At least in England, it is these traditional independent language schools that do the best in our rankings – and though not all at the top are members of Ten, they share the same profile: well-established, a strong educational ethos and more highly qualified teachers than average, many of whom are permanent staff. They also tend to concentrate on teaching adults. Lake School of English in Oxford, another school with a perfect score under the new system, London School of English and LSI Portsmouth share this feature.

The other type of provider that does well is the British boarding school: independent, autonomous and with a strong educational ethos. It is no surprise then that the third provider to score fourteen out of a possible fourteen, St Edmund’s College in Ware, is a traditional British boarding school, in fact the oldest Catholic boarding school in the country. There are only around thirty boarding schools accredited by the British Council, and nine of them are Centres of Excellence. On average, boarding school summer schools are in the top 30 per cent of schools in the country, while private-language-school-run residential centres are on average in the bottom 40 per cent.

There are emerging, though, a handful of year-round young learner specialists which show the same characteristics as the classic top-ranking private language schools. Melton College and Scarborough International, in Yorkshire, and Sidmouth International School, Globe English Centre and Isca, all in Devon, join Bell Young Learners as Centres of Excellence. Again these are all well-established with a strong educational ethos and top-notch child welfare standards.
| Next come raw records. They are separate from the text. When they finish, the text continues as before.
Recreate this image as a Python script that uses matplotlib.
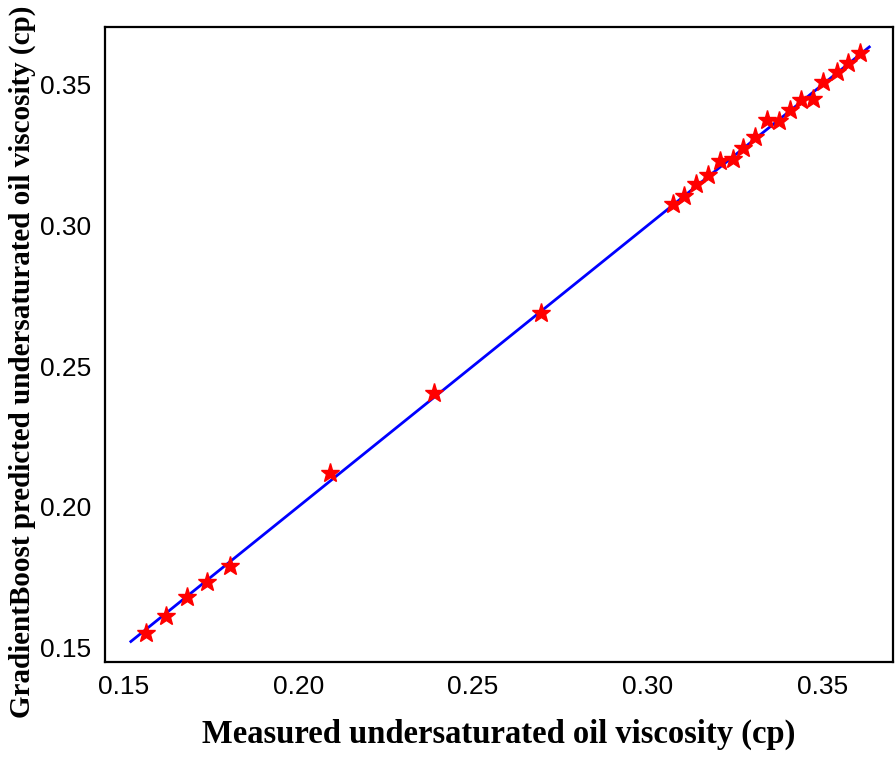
import matplotlib
matplotlib.use("Agg")
import matplotlib.pyplot as plt
import numpy as np

# measured vs predicted undersaturated oil viscosity (cp)
measured = [0.1563, 0.1620, 0.1681, 0.1738, 0.1804, 0.2090, 0.2388, 0.2695,
            0.3073, 0.3105, 0.3139, 0.3173, 0.3208, 0.3245, 0.3274, 0.3308,
            0.3342, 0.3377, 0.3408, 0.3440, 0.3474, 0.3503, 0.3543, 0.3575,
            0.3609]
predicted = [0.1550, 0.1610, 0.1678, 0.1731, 0.1788, 0.2119, 0.2404, 0.2689,
             0.3077, 0.3105, 0.3148, 0.3180, 0.3230, 0.3237, 0.3276, 0.3315,
             0.3375, 0.3372, 0.3411, 0.3447, 0.3450, 0.3511, 0.3546, 0.3578,
             0.3614]
fit_line = [0.152, 0.3635]
ticks = [0.15, 0.20, 0.25, 0.30, 0.35]

fig = plt.figure(figsize=(8.96, 7.69), dpi=100)
ax = fig.add_axes([0.1172, 0.1391, 0.8795, 0.8258])

ax.plot(fit_line, fit_line, color='blue', linewidth=2.0, zorder=2)
ax.plot(measured, predicted, linestyle='none', marker='*', markersize=14,
        color='red', markeredgecolor='red', zorder=3)

ax.set_xlim(0.1446, 0.3703)
ax.set_ylim(0.1447, 0.3706)
ax.set_xticks(ticks)
ax.set_yticks(ticks)
ax.set_xticklabels([f"{t:.2f}" for t in ticks], family='Liberation Sans', fontsize=19)
ax.set_yticklabels([f"{t:.2f}" for t in ticks], family='Liberation Sans', fontsize=19)
ax.tick_params(axis='both', length=0)
ax.tick_params(axis='x', pad=9)
ax.tick_params(axis='y', pad=10)

for s in ax.spines.values():
    s.set_linewidth(1.6)
    s.set_color('black')

ax.set_xlabel('Measured undersaturated oil viscosity (cp)', family='Liberation Serif',
              fontweight='bold', fontsize=23.5)
ax.xaxis.set_label_coords(0.5, -0.09)
ax.set_ylabel('GradientBoost predicted undersaturated oil viscosity (cp)',
              family='Liberation Serif', fontweight='bold', fontsize=21)
ax.yaxis.set_label_coords(-0.088, 0.472)

fig.savefig('out.png', dpi=100)
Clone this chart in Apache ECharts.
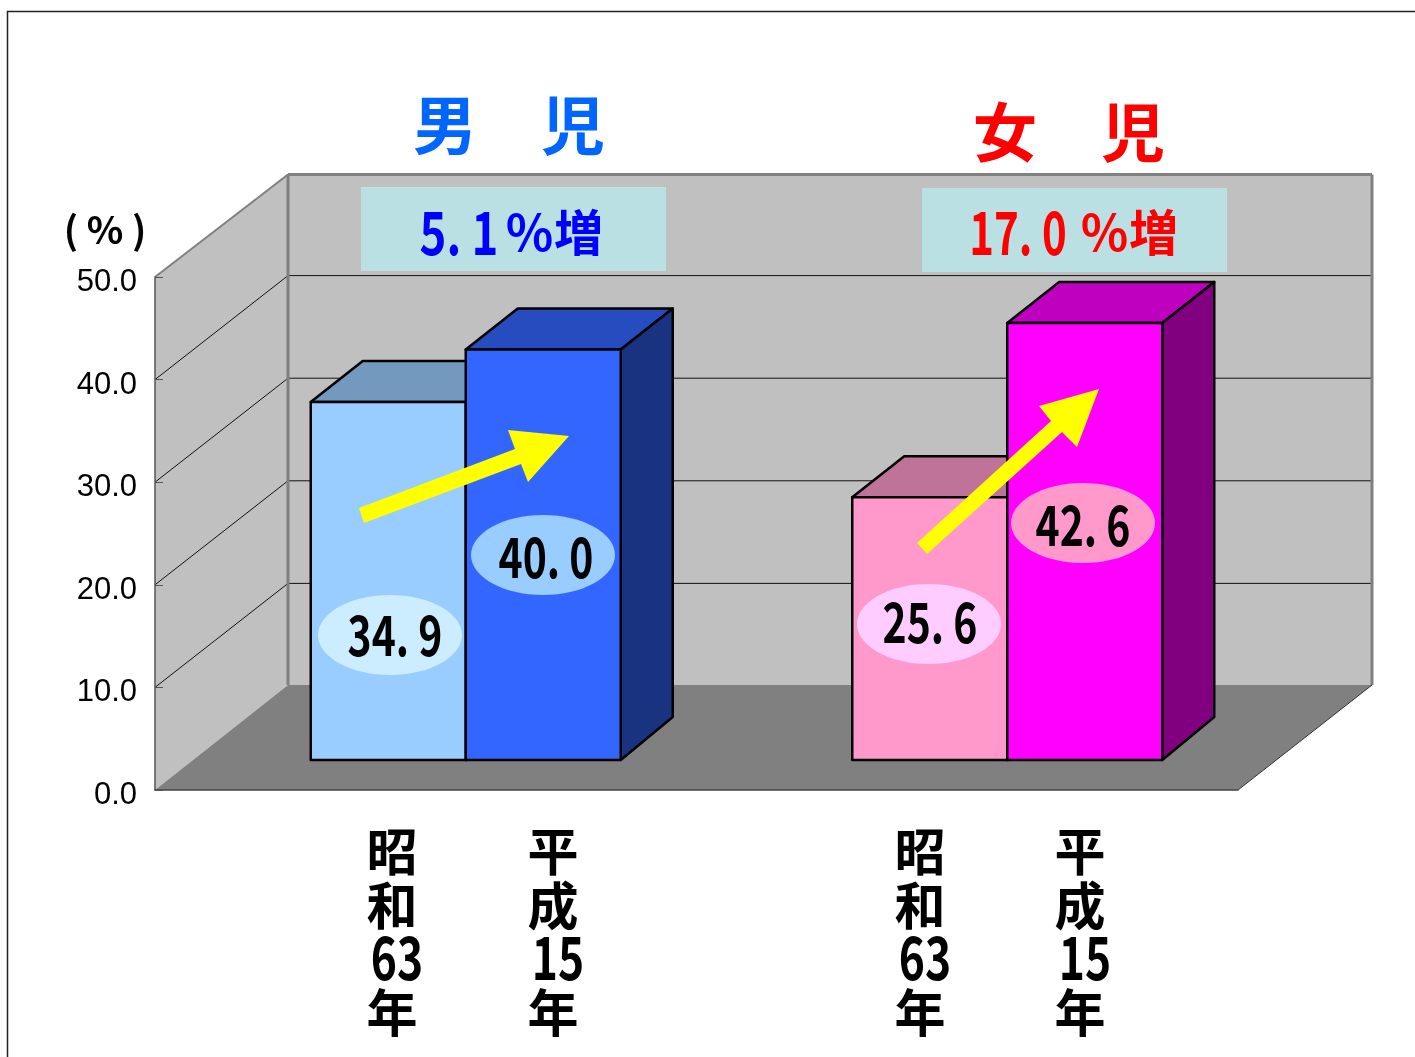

At the other end of the spectrum, the business English specialists are making a mark, with Accent, Kingsway and the London School of English joined by Linguarama London and York Associates, the latter coming straight in as a Centre of Excellence in its first British Council inspection.

The private sector, though, does not have it all its own way, particularly in Scotland. The eight Scots in our ranking are led by the University of Edinburgh – joint top university – and there are three further education colleges and one of Scotland’s few independent boarding schools, Fettes, against just two private language schools: ESC Scotland and IH Aberdeen. In part, this is because the number of private language schools is disproportionately low; most are relatively new and most of the traditional big names have been acquired by the large chains. It may also reflect Scotland’s historic tradition of state education, which stretches back over 600 years.

Overall, the university sector does well across the country – 25 per cent of all accredited university providers make it into the Centres of Excellence, and their average position – in the top 30 per cent – is only a little behind the boarding schools. Further education colleges also have a strong showing in the Centres of Excellence list and do better, on average, than many of the larger school chains.

Among the chains, smaller is better, with Bell (all three schools in the Centres of Excellence), St Giles (four out of five schools), Embassy (four out of six) and IH (three out of five) all excelling. There are also strong showings by individual schools from the bigger chains: including EF in Bristol and London, Kaplan Manchester, Stafford House, Brighton, and EC London all making it in for the first time. Overall, though, the larger chains still suffer from inconsistent results, with their junior summer operations particularly likely to let them down.